The **Flights dataset** provides structured records of user flight bookings. It encompasses details on travel routes, flight characteristics, pricing (our target variable), and booking agencies.

| Column       | Description                                     |
|--------------|-------------------------------------------------|
| `travelCode` | Unique identifier for each travel itinerary     |
| `userCode`   | Identifier for the user (links to Users table)  |
| `from`       | Origin city/airport of the flight               |
| `to`         | Destination city/airport of the flight          |
| `flightType` | Service class of the flight (e.g., Economy, First Class) |
| `price`      | **Target Variable**: Cost of the flight (USD)   |
| `time`       | Flight duration (in hours)                      |
| `distance`   | Flight distance (e.g., in kilometers or miles)  |
| `agency`     | Airline or travel agency facilitating the booking|
| `date`       | Date of the flight departure                    |

---

## 🎯 **Key Objectives of this Analysis**

This EDA serves several critical functions in our model development lifecycle:

-   **Deep Dive into Data Structure:** We will thoroughly examine the dataset's schema, data types, and the distributions of categorical and numerical features.
-   **Pinpoint Data Quality Concerns:** Our investigation will focus on identifying and quantifying issues such as missing values, outliers, anomalies, and duplicate records.
-   **Evaluate Feature Relationships and Importance:** We aim to understand how each feature correlates with the target variable (`price`) and with other features, highlighting potential predictors.
-   **Inform Preprocessing and Feature Engineering:** The insights gained will directly guide the strategies for data cleaning, transformation, feature selection, and the creation of new, impactful features for the **Flight Price Prediction Model**.

---

## 🔍 **Analytical Approach**

Our exploration of the Flights dataset will involve a comprehensive analysis using descriptive statistics, various data visualizations (histograms, scatter plots, box plots), and correlation studies.

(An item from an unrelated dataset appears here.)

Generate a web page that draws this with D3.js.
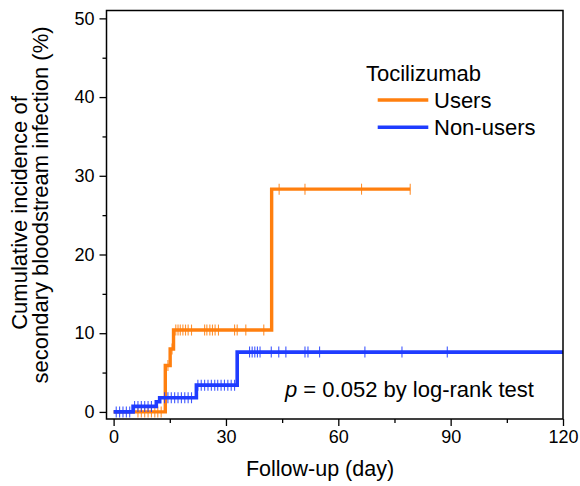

The findings from this process are crucial, as they will directly inform our **feature selection criteria, data transformation techniques, and the overall design of our model training pipeline**, all aimed at achieving accurate flight price predictions.

> Given the manageable number of features in this dataset, we will employ a thorough visualization strategy. This includes generating pair plots for numerical features, frequency plots for categorical features, and comparative plots (like box plots) across numerical and categorical feature combinations. This ensures a comprehensive understanding of inter-feature relationships and patterns.

Let's dive into the data!

### **Import Necessary Libraries and Packages**

In [1]:
import pandas as pd
import numpy as np
from ydata_profiling import ProfileReport
import matplotlib.pyplot as plt

%matplotlib inline
import seaborn as sns
import os

from sklearn.model_selection import train_test_split


In [None]:
import sys

sys.path.append("../")
from utils.data_utils import check_duplicates

### **Load The Dataset**

In [2]:
flights_path = "../data/flights.csv"
# Load the dataset
flights = pd.read_csv(flights_path)

In [3]:
flights.head()

Unnamed: 0,travelCode,userCode,from,to,flightType,price,time,distance,agency,date
0,0,0,Recife (PE),Florianopolis (SC),firstClass,1434.38,1.76,676.53,FlyingDrops,09/26/2019
1,0,0,Florianopolis (SC),Recife (PE),firstClass,1292.29,1.76,676.53,FlyingDrops,09/30/2019
2,1,0,Brasilia (DF),Florianopolis (SC),firstClass,1487.52,1.66,637.56,CloudFy,10/03/2019
3,1,0,Florianopolis (SC),Brasilia (DF),firstClass,1127.36,1.66,637.56,CloudFy,10/04/2019
4,2,0,Aracaju (SE),Salvador (BH),firstClass,1684.05,2.16,830.86,CloudFy,10/10/2019


### **Checking Duplicates**

In [15]:
check_duplicates(flights)

Percentage of rows involved in duplication: 0.00%


### **Relevance of `travelCode` and `userCode` in EDA**

The `travelCode` and `userCode` columns primarily serve as identifiers.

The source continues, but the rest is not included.